A simple transport measurement can not identify whether the correlation is positive or negative since it only gives the average value of the current. In contrast, a measurement of the current-current correlation is capable of separating the contribution from CAR and EC, thus determining whether or not there is an entangled state. The magnitude of the correlation is determined by the ratio of the separation distance between normal-metal wires over the superconducting coherence length.

Figure 6: Left panels: Cross-correlation noise data for the sample of Figure 5 for 0.4 K (top), 0.3 K (middle) and 0.25 K (bottom) as a function of the bias currents IA and IB. The right panels show the theoretically calculated cross-correlation. Red denotes positive correlation; blue denotes negative correlation.

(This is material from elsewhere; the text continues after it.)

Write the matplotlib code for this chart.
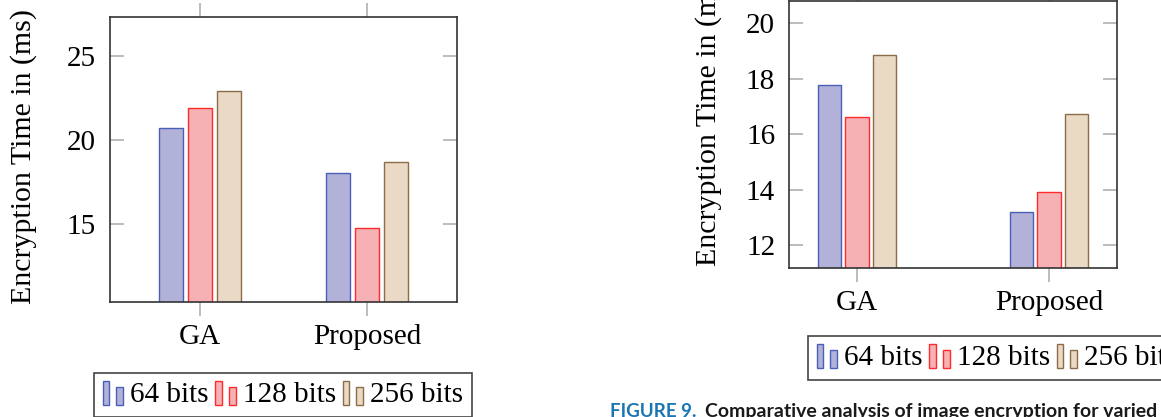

In order to differentiate between EC and CAR using noise measurements, we use a sample like that shown in Figure 5.  This has two normal leads connected to a superconductor through tunneling contacts.  Theory predicts that if the current through each junction is in the same direction, then CAR will be favored, while if they are in opposite directions, EC will favored.  The signature of CAR is a positive correlation in the noise across the two junctions, while the signature of EC is a negative correlation.  Figure 6 shows the measured cross-correlation noise across the junction as a function of the bias currents IA and IB.  While a positive cross-correlation is indeed seen when the currents are in the same direction (a signature of CAR), essentially no correlation is seen when the currents are in opposite direction.  At lower temperatures, a large negative cross-correlation is observed near zero bias, which we believe might be associated with the dynamical Coulomb blockade.

These measurements were carried out using low-frequency measurement techniques.  We are currently trying to make the same measurements in the microwave frequency regime, which will increase our bandwidth, and hence improve our signal-to-noise ratio.